Even in the absence of evidence of intent or authorship, the findings highlight how the cumulative effect of exclusionary screening practices operating within a constrained housing market can meaningfully restrict access to housing. 

The type of barriers also differed by housing arrangement. For example, language related to source of income and family or marital status was more prevalent in standalone unit ads, while language related to sex and gender expression or gender identity was more prevalent in shared accommodation ads.   

Another unexpected finding was the volume of shared accommodation listings. Nearly half of all ads analyzed involved people seeking roommates. “To me, that really spoke to affordability constraints,” Brittany says. “People are sharing not because they want to, but because it’s the only way they can afford to live.” 

Why it matters 

While the research focuses on rental advertisements, Brittany is clear that the implications extend beyond housing. “Housing is foundational,” she says. “When people cannot access stable housing, the impacts show up everywhere, including health, education, and employment.” 

She points to economic exclusion as particularly urgent. Even without discriminatory language, rising rents alone are preventing low-income individuals and families from participating in the private rental market. “When housing is financially out of reach, people are left with overcrowding, unsafe arrangements or homelessness,” she says.  

For students and researchers, Brittany believes the study offers a clear example of how systemic barriers can operate quietly in everyday processes. “This isn’t just about bad actors,” she says. “It’s about how ordinary practices shape access.” 

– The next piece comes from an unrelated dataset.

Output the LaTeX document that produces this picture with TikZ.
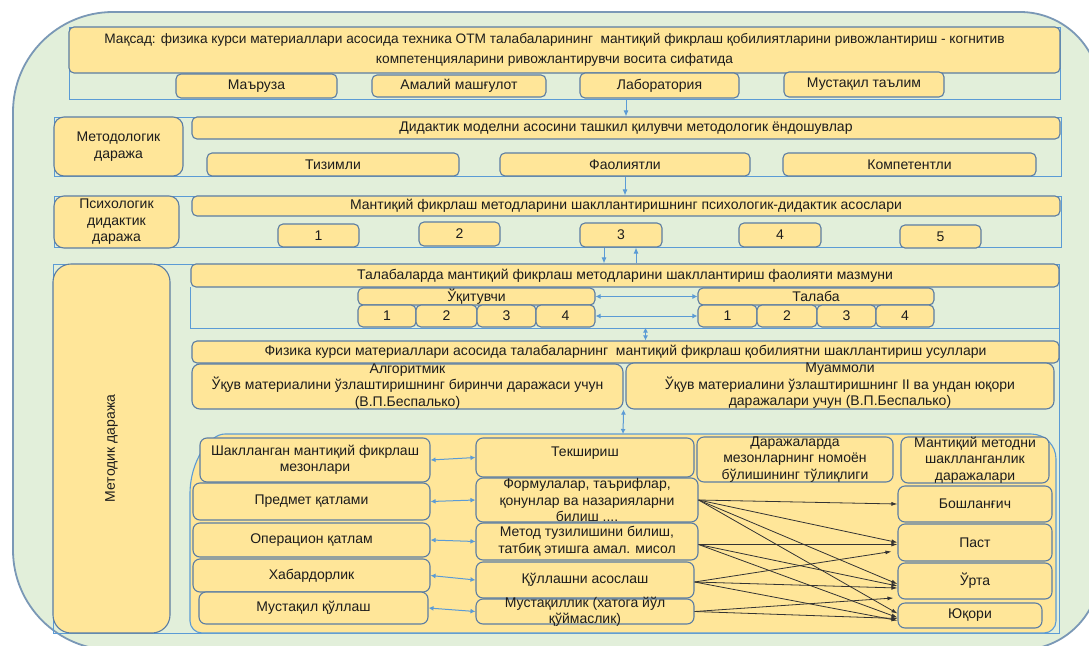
\documentclass[tikz,border=0pt]{standalone}
\usepackage{fontspec}
\setmainfont{Liberation Sans}
\usetikzlibrary{arrows.meta,calc}
\definecolor{frameg}{HTML}{E2EFDA}
\definecolor{framebd}{HTML}{7A98B6}
\definecolor{boxy}{HTML}{FFE699}
\definecolor{boxbd}{HTML}{5B7DA3}
\definecolor{grpl}{HTML}{5B9BD5}
\definecolor{txt}{HTML}{1C1C1C}
\newcommand{\fsz}{\fontsize{14}{16.5}\selectfont}
\tikzset{
 box/.style={draw=boxbd,fill=boxy,line width=1.1pt,rounded corners=5pt,inner sep=0pt},
 lbl/.style={font=\fsz,text=txt,align=center,inner sep=0pt},
 grp/.style={draw=grpl,line width=1pt},
 barrow/.style={draw=grpl,line width=1pt,-{Latex[length=6pt,width=5pt]}},
 bdarrow/.style={draw=grpl,line width=1pt,{Latex[length=5pt,width=5pt]}-{Latex[length=5pt,width=5pt]}},
 karrow/.style={draw=black!80,line width=0.8pt,-{Latex[length=6pt,width=4pt]}},
}
\newcommand{\bx}[7][]{%
 \node[box,#1,minimum width={#4-#2},minimum height={#5-#3}] (#6) at ({(#2+#4)/2},{(#3+#5)/2}) {};
 \node[lbl] (#6t) at (#6.center) {#7};}
\begin{document}
\begin{tikzpicture}[x=1pt,y=-1pt]
\useasboundingbox (0,0) rectangle (1089,645);
\fill[white] (0,0) rectangle (1089,645);
% outer frame
\draw[fill=frameg,draw=framebd,line width=1.8pt]
 (13,112) .. controls (13,56.8) and (57.8,12) .. (113,12)
 -- (1020,12) .. controls (1064.2,12) and (1100,47.8) .. (1100,92)
 -- (1100,570) .. controls (1100,614.2) and (1064.2,650) .. (1020,650)
 -- (113,650) .. controls (57.8,650) and (13,605.2) .. (13,550) -- cycle;
% group lines
\draw[grp] (69,27) rectangle (1060,99);
\draw[grp] (54,117) rectangle (1061,176);
\draw[grp] (54,196) rectangle (1061,247);
\draw[grp] (53,264) rectangle (1059,633);
\draw[grp] (190,287) -- (190,328) -- (1059,328);
% bottom group
\draw[fill=boxy,draw=grpl,line width=1.1pt]
 (190,494) .. controls (190,460.9) and (209.3,434) .. (225,434)
 -- (1031,434) .. controls (1044.8,434) and (1056,445.2) .. (1056,459)
 -- (1056,621) .. controls (1056,627.6) and (1050.6,633) .. (1044,633)
 -- (202,633) .. controls (195.4,633) and (190,627.6) .. (190,621) -- cycle;
% top section
\bx{69}{27}{1060}{73}{goal}{}
\node[lbl,font={\fontsize{13.7}{19.5}\selectfont}] (goaltx) at ($(goal.center)+(-10,0)$) {Мақсад: физика курси материаллари асосида техника ОТМ талабаларининг\ \ мантиқий фикрлаш қобилиятларини ривожлантириш - когнитив\\компетенцияларини ривожлантирувчи восита сифатида};
\bx{176}{74}{337}{98}{mar}{Маъруза}
\bx{372}{75}{546}{97}{ama}{Амалий машғулот}
\bx{580}{73}{739}{98}{lab}{Лаборатория}
\bx{784}{72}{944}{97}{mus}{Мустақил таълим}
% methodological
\bx[rounded corners=10pt]{54}{117}{183}{176}{mlev}{Методологик\\даража}
\bx{192}{117}{1060}{139}{did}{Дидактик моделни асосини ташкил қилувчи методологик ёндошувлар}
\bx{207}{153}{459}{176}{tiz}{Тизимли}
\bx{500}{153}{750}{176}{fao}{Фаолиятли}
\bx{783}{153}{1036}{176}{komp}{Компетентли}
% psychological
\bx[rounded corners=10pt]{54}{196}{179}{248}{plev}{Психологик\\дидактик\\даража}
\bx{192}{196}{1060}{216}{psy}{Мантиқий фикрлаш методларини шакллантиришнинг психологик-дидактик асослари}
\bx{278}{224}{359}{247}{p1}{1}
\bx{419}{222}{500}{246}{p2}{2}
\bx{580}{223}{662}{247}{p3}{3}
\bx{739}{223}{821}{247}{p4}{4}
\bx{900}{225}{981}{248}{p5}{5}
% methodic
\bx[rounded corners=18pt]{53}{264}{170}{633}{mk}{}
\node[lbl,rotate=90] (mktx) at (mk.center) {Методик даража};
\bx{191}{264}{1059}{287}{tal}{Талабаларда мантиқий фикрлаш методларини шакллантириш фаолияти мазмуни}
\bx{358}{288}{595}{305}{uq}{Ўқитувчи}
\bx{358}{305}{416}{327}{u1}{1}
\bx{416}{305}{477}{327}{u2}{2}
\bx{477}{305}{536}{327}{u3}{3}
\bx{536}{305}{595}{327}{u4}{4}
\bx{698}{288}{934}{305}{ta}{Талаба}
\bx{698}{305}{757}{327}{t1}{1}
\bx{757}{305}{817}{327}{t2}{2}
\bx{817}{305}{876}{327}{t3}{3}
\bx{876}{305}{934}{327}{t4}{4}
\bx{192}{341}{1059}{363}{fiz}{Физика курси материаллари асосида талабаларнинг\ \ мантиқий фикрлаш қобилиятни шакллантириш усуллари}
\bx[rounded corners=8pt]{192}{364}{623}{409}{alg}{Алгоритмик\\Ўқув материалини ўзлаштиришнинг биринчи даражаси учун\\(В.П.Беспалько)}
\bx[rounded corners=8pt]{626}{363}{1054}{409}{mua}{Муаммоли\\Ўқув материалини ўзлаштиришнинг II ва ундан юқори\\даражалари учун (В.П.Беспалько)}
% bottom boxes
\bx[rounded corners=7pt]{200}{438}{430}{482}{sh}{Шаклланган мантиқий фикрлаш\\мезонлари}
\bx[rounded corners=7pt]{193}{483}{430}{520}{pr}{Предмет қатлами}
\bx[rounded corners=7pt]{193}{523}{430}{557}{op}{Операцион қатлам}
\bx[rounded corners=7pt]{193}{559}{430}{592}{xa}{Хабардорлик}
\bx[rounded corners=7pt]{199}{592}{428}{624}{mu}{Мустақил қўллаш}
\bx[rounded corners=7pt]{476}{438}{694}{477}{te}{}
\node[lbl] (tet) at ($(te.center)+(0,-4)$) {Текшириш};
\bx[rounded corners=7pt]{476}{478}{698}{522}{fo}{Формулалар, таърифлар,\\қонунлар ва назарияларни\\билиш ....}
\bx[rounded corners=7pt]{476}{523}{698}{560}{me}{Метод тузилишини билиш,\\татбиқ этишга амал. мисол}
\bx[rounded corners=7pt]{476}{562}{694}{598}{qu}{Қўллашни асослаш}
\bx[rounded corners=7pt]{476}{599}{694}{624}{ms}{Мустақиллик (хатога йўл\\қўймаслик)}
\bx[rounded corners=7pt]{697}{437}{893}{482}{da}{Даражаларда\\мезонларнинг номоён\\бўлишининг тўлиқлиги}
\bx[rounded corners=7pt]{901}{437}{1049}{483}{mm}{Мантиқий методни\\шаклланганлик\\даражалари}
\bx[rounded corners=7pt]{898}{486}{1052}{522}{bo}{Бошланғич}
\bx[rounded corners=7pt]{898}{524}{1052}{561}{pa}{Паст}
\bx[rounded corners=7pt]{898}{563}{1052}{599}{ur}{Ўрта}
\bx[rounded corners=7pt]{898}{603}{1042}{628}{yu}{Юқори}
% blue arrows
\draw[barrow] (lab.south -| did.north) -- (did.north);
\draw[barrow] (fao.south) -- (fao.south |- psy.north);
\coordinate (a3d) at ($(p3.south)+(-17,0)$);
\coordinate (a3u) at ($(p3.south)+(15,0)$);
\draw[barrow] (a3d) -- (a3d |- tal.north);
\draw[barrow] (a3u |- tal.north) -- (a3u);
\draw[bdarrow] (uq.east) -- (ta.west);
\draw[bdarrow] (u4.east) -- (t1.west);
\coordinate (v1) at ($(fiz.north)+(20,0)$);
\draw[bdarrow] (v1 |- u4.south) -- (v1);
\coordinate (gtop) at (623,434);
\draw[bdarrow] (alg.south east) -- (gtop);
\draw[bdarrow] (sh.east) -- (te.west);
\draw[bdarrow] (pr.east) -- (fo.west);
\draw[bdarrow] (op.east) -- (me.west);
\draw[bdarrow] (xa.east) -- (qu.west);
\draw[bdarrow] (mu.east) -- (ms.west);
% black arrows
\draw[karrow] (fo.east) -- (bo.west);
\draw[karrow] (fo.east) -- ($(pa.west)+(0,0)$);
\draw[karrow] (fo.east) -- ($(ur.west)+(0,3)$);
\draw[karrow] (fo.east) -- ($(yu.west)+(0,-2)$);
\draw[karrow] ($(me.east)+(0,3)$) -- ($(pa.west)+(0,2)$);
\draw[karrow] ($(me.east)+(0,3)$) -- ($(ur.west)+(0,5)$);
\draw[karrow] ($(me.east)+(0,3)$) -- ($(yu.west)+(0,2)$);
\draw[karrow] ($(qu.east)+(0,2)$) -- ($(pa.west)+(-6,9)$);
\draw[karrow] ($(qu.east)+(0,2)$) -- ($(ur.west)+(0,7)$);
\draw[karrow] ($(qu.east)+(0,2)$) -- ($(yu.west)+(0,5)$);
\draw[karrow] (ms.east) -- ($(ur.west)+(-4,17)$);
\draw[karrow] (ms.east) -- ($(yu.west)+(0,3)$);
\end{tikzpicture}
\end{document}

The Saint Mary’s influence 

Brittany credits her experience at Saint Mary’s with shaping how she approaches this research.  

Supervision for her MAHSR thesis – a separate project looking at hidden and at-risk homelessness – falls under the Department of Social Justice and Community Studies, which helped her develop a human rights-based lens over time. 

“When I started my program, I didn’t fully understand the right to housing as a framework,” she says. “Through mentorship and coursework, that lens became central to my work.” 

The MAHSR program’s emphasis on applied, community-grounded research also mattered. Brittany completed the fellowship while continuing to live and work in her home community. “It meant I could study housing issues while being embedded in the place I was studying,” she says. “Small communities experience housing challenges too, but they’re often understudied.” 

Looking ahead 

While the report stops short of policy recommendations, Brittany hopes it contributes to broader conversations about housing access and fairness. 

“If we ignore barriers at the earliest stages of the housing search process, we miss a critical part of the problem,” she says. “Addressing housing supply alone isn’t enough if people are discouraged before they can even apply.” 

For anyone searching for their first apartment, her advice is practical. Learn your tenant rights. Ask questions. Keep records. “It’s okay not to know everything,” Brittany says. “But having information can make a real difference.” 

As for what she hopes readers take away: “Housing discrimination doesn’t always look dramatic,” she says. “Often, it’s quiet and easy to overlook, yet its effects can shape people’s lives in lasting ways.”